The Black Lives Matter rebellion in the US spread across the globe as it inspired people everywhere to come out against racism and police violence. It even provoked widespread discussions about defunding or abolishing the police entirely. Yet that movement too ultimately dwindled. And Black people continue to be murdered with impunity by cops, whose budgets have been increased.

Before the streets could be cleaned of blood in Iraq and Afghanistan, and while the carnage continues in Yemen and Syria, Ukraine is being devastated by an imperialist invasion that could yet provoke a wider conflagration between nuclear-armed states. And there doesn’t seem to be anything we can do about it.

More broadly, for most people in the world, life is getting harder. While the billionaires increase their already obscene levels of wealth, the United Nations food agencies say that close to 700 million people go to bed hungry every night. Food and fuel prices are rising relentlessly, seemingly beyond our control. Taxes keep going down for the rich while wages and welfare are held down for the poor.
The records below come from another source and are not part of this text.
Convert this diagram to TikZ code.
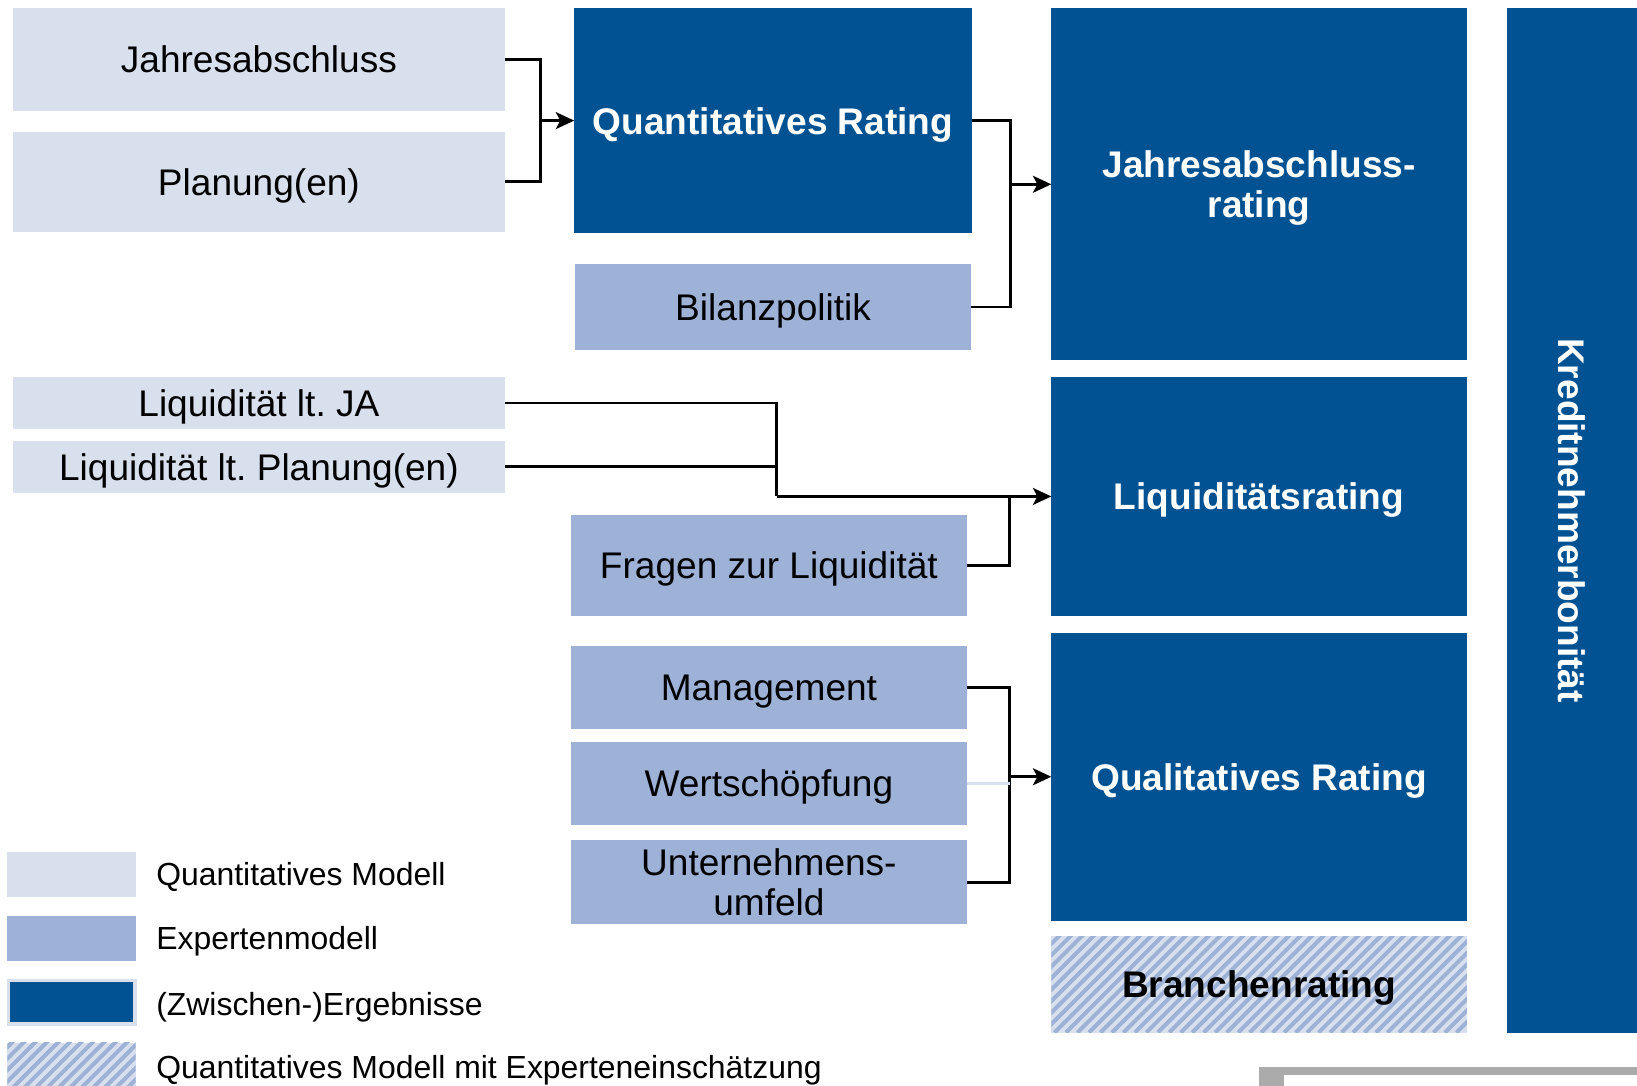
\documentclass[tikz,border=0pt]{standalone}
\usepackage{fontspec}
\setmainfont{Liberation Sans}
\usetikzlibrary{arrows.meta,calc}
\definecolor{lightfill}{RGB}{217,224,237}
\definecolor{midfill}{RGB}{157,178,214}
\definecolor{darkfill}{RGB}{0,82,147}
\definecolor{framegray}{RGB}{171,171,171}
\begin{document}
\begin{tikzpicture}[x=0.1mm,y=-0.1mm,
  size/.style 2 args={minimum width=#1*0.1mm, minimum height=#2*0.1mm},
  base/.style={inner sep=0pt, outer sep=0pt, anchor=north west, align=center,
    text depth=0pt, font=\fontsize{10.1}{11}\selectfont},
  lightbox/.style={base, fill=lightfill, text=black},
  midbox/.style={base, fill=midfill, text=black},
  darkbox/.style={base, fill=darkfill, text=white,
    font=\fontsize{10.1}{11}\selectfont\bfseries},
  hatched/.style={base, fill=lightfill,
    font=\fontsize{10.1}{11}\selectfont\bfseries,
    path picture={
      \foreach \k in {-140,-129,...,430}
        \draw[midfill, line width=1.1pt]
          ($(path picture bounding box.south west)+(\k,0)$) -- ++(150,-150);
    }},
  legtext/.style={anchor=west, inner sep=0pt, text height=6.3pt, text depth=0pt,
    font=\fontsize{8.7}{10}\selectfont},
  conn/.style={line width=0.75pt, black},
  arr/.style={conn, -{Stealth[length=5pt,width=4.6pt,inset=1.2pt]}},
]
\useasboundingbox (0,0) rectangle (1568,1040);

% annual statements branch
\node[lightbox, size={472}{98}]  (ja)  at (12,8)    {Jahresabschluss};
\node[lightbox, size={472}{96}]  (pl)  at (12,126)  {Planung(en)};
\node[darkbox,  size={381}{215}] (qr)  at (550,8)   {Quantitatives Rating};
\node[midbox,   size={379}{82}]  (bp)  at (551,253) {Bilanzpolitik};
\node[darkbox,  size={398}{337}] (jr)  at (1007,8)  {Jahresabschluss-\\rating};

% overall result column
\node[darkbox, rotate=-90, anchor=center, text depth=, size={981}{125}] (kb) at (1505.5,498.5)
  {Kreditnehmerbonität};

% liquidity branch
\node[lightbox, size={472}{50}]  (lja) at (12,361)  {Liquidität lt.\ JA};
\node[lightbox, size={472}{50}]  (lpl) at (12,422)  {Liquidität lt.\ Planung(en)};
\node[darkbox,  size={398}{229}] (lr)  at (1007,361) {Liquiditätsrating};
\node[midbox,   size={379}{97}]  (fl)  at (547,493) {Fragen zur Liquidität};

% qualitative branch
\node[midbox,   size={379}{79}]  (mg)  at (547,619) {Management};
\node[midbox,   size={379}{79}]  (ws)  at (547,711) {Wertschöpfung};
\node[midbox,   size={379}{80}]  (uu)  at (547,805) {Unternehmens-\\umfeld};
\node[darkbox,  size={398}{276}] (qlr) at (1007,606) {Qualitatives Rating};
\node[hatched,  size={398}{92}]  (br)  at (1007,897) {Branchenrating};

% junction points
\coordinate (j1) at (518,115.5);
\coordinate (j2) at (968,176.5);
\coordinate (j3) at (744,475.5);
\coordinate (j4) at (967,475.5);
\coordinate (j5) at (967,744);

% connectors
\draw[conn] (ja.east) -| (j1) |- (pl.east);
\draw[arr]  (j1) -- (j1 -| qr.west);

\draw[conn] (qr.east) -| (j2) |- (bp.east);
\draw[arr]  (j2) -- (j2 -| jr.west);

\draw[conn] (lja.east) -| (j3);
\draw[conn] (lpl.east) -- (lpl.east -| j3);
\draw[arr]  (j3) -- (j3 -| lr.west);
\draw[conn] (fl.east) -| (j4);

\draw[conn] (mg.east) -| (j5) |- (uu.east);
\draw[lightfill, line width=0.75pt] (ws.east) -- (ws.east -| j5);
\draw[arr]  (j5) -- (j5 -| qlr.west);

% legend
\node[lightbox, size={123}{43}] (lg1) at (7,816) {};
\node[midbox,   size={123}{43}] (lg2) at (7,877) {};
\node[darkbox, draw=lightfill, line width=1pt, size={121}{42}] (lg3) at (8,939) {};
\node[hatched,  size={123}{45}] (lg4) at (7,999) {};
\node[legtext] (lt1) at ($(lg1.east)+(19,0)$) {Quantitatives Modell};
\node[legtext] (lt2) at ($(lg2.east)+(19,0)$) {Expertenmodell};
\node[legtext] (lt3) at ($(lg3.east)+(20,2)$) {(Zwischen-)Ergebnisse};
\node[legtext] (lt4) at ($(lg4.east)+(19,0)$) {Quantitatives Modell mit Experteneinschätzung};

% frame edge at the lower right
\fill[framegray] (1206,1022) rectangle (1568,1040);
\fill[white] (1230,1030) rectangle (1568,1040);
\end{tikzpicture}
\end{document}
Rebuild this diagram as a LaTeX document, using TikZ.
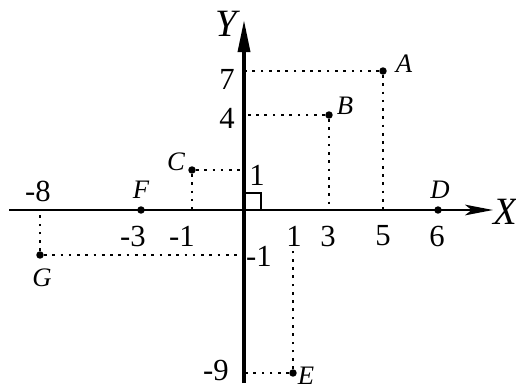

Many people are concluding from all this that nothing ever changes. They ask: What’s the point of getting involved in political activism? But it’s worth asking another question: What’s the alternative?

Do you just sit back and let the scumbags who run the world go unopposed? Look on as they grind our living standards into the dirt? As they feed elderly people dog food in aged care homes? As they lock up and torture refugees? As they take our wealth and use it to buy nuclear submarines and give handouts to fossil fuel companies?

That can’t be the answer.

Our society is designed by the rich and their companies to serve their own interests. Everything about capitalism tells working-class people, poor people and oppressed people that the system can’t be changed and that the only way out of misery is to think positive thoughts and look on the bright side of life or, worse, to become part of the problem—to become a money-grubbing business owner or “entrepreneur”.

Every billboard, every advertisement, almost every Hollywood film and TV show is a lesson in improving yourself as an individual, buying something that improves you or keeping your head down and going with the flow, rather than collectively fighting against the rich for a world fit for everyone.

Yet if you look at the times when things have changed for the better, it’s been because a determined minority of people never gave up fighting as part of a collective, and through their determination planted seeds that sprouted into mass movements that overwhelmed those in power.

No-one ever achieved anything by giving in to all the pressures to capitulate and accept the world as it is. In fact, the socialist movement, and every progressive political movement, is premised on the refusal to do so, understanding that workers and the oppressed get nothing without fighting for it.

That’s the starting point of being politically organised today: you have to stand for something and fight for everything. If it’s not for human dignity, equality and solidarity, then what’s left?